→ EXERCISE AIM:
Locate all lines with the word "this". Copy them.

→ MATERIAL SHOWN:
━━━
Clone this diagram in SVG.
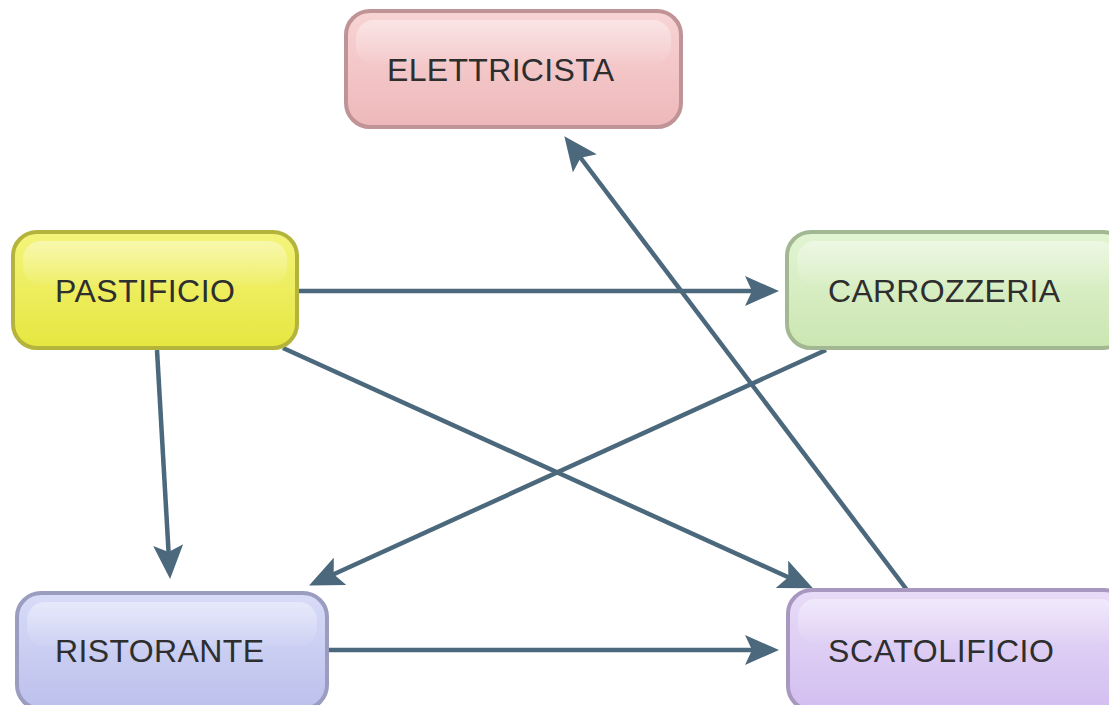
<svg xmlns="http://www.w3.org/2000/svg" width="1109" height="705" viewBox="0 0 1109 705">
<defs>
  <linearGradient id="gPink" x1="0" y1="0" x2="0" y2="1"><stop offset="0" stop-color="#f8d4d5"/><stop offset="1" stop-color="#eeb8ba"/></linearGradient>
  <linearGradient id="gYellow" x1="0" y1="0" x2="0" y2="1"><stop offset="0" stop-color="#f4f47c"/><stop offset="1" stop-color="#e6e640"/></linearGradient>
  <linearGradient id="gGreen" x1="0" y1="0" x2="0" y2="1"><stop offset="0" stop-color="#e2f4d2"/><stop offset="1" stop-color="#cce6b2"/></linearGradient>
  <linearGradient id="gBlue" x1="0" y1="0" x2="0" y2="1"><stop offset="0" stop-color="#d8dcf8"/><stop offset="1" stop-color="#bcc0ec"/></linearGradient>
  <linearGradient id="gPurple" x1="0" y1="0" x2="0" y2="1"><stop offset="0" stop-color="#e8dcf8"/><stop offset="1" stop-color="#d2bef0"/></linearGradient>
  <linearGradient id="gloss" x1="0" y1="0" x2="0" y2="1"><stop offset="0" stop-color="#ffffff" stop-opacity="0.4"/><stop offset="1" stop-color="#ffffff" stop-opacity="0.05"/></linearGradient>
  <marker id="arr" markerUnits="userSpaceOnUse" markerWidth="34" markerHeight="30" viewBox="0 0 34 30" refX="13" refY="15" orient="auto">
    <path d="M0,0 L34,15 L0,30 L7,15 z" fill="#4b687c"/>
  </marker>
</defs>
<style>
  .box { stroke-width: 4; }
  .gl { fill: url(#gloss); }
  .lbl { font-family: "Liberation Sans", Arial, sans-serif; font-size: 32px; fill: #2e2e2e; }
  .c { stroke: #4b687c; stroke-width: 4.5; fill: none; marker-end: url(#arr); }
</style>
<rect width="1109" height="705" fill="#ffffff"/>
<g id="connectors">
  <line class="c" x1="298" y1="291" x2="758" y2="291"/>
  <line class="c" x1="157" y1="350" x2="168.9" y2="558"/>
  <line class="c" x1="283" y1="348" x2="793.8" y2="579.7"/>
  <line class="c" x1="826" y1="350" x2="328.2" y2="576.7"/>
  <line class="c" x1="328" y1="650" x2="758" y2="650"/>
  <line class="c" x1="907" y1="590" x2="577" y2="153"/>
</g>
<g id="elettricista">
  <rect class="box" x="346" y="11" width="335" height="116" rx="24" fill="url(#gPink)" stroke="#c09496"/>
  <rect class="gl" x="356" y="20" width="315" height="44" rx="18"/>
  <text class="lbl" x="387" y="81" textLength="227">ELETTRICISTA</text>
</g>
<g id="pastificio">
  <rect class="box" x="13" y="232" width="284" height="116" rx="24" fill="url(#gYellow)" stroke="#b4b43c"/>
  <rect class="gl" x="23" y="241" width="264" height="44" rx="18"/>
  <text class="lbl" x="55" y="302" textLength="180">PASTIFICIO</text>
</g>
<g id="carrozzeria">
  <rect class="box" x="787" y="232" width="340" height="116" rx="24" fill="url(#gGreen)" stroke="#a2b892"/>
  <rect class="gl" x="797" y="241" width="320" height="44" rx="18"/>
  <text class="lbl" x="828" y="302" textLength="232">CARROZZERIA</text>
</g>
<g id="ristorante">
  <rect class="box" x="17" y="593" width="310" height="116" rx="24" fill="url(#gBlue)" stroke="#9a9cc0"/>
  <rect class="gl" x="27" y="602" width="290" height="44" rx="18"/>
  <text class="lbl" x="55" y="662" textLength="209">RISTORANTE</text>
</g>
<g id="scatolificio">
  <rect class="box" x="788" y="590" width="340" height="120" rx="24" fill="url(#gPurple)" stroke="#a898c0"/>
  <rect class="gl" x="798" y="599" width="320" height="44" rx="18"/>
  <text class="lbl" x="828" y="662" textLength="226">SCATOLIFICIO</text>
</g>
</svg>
━━━
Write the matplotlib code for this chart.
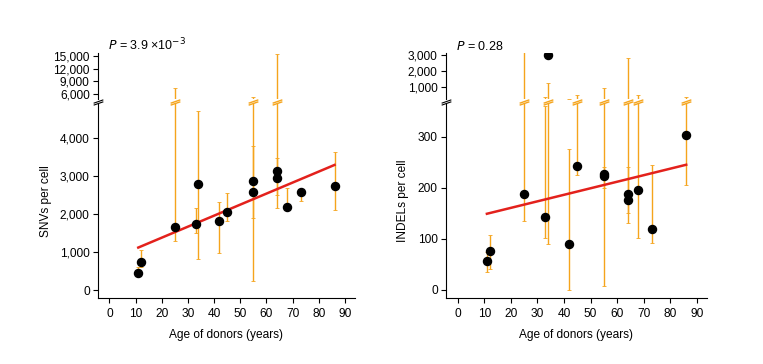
━━━
→ THE COMPLETED TASK:
Clone this diagram in SVG.
Write the matplotlib code for this chart.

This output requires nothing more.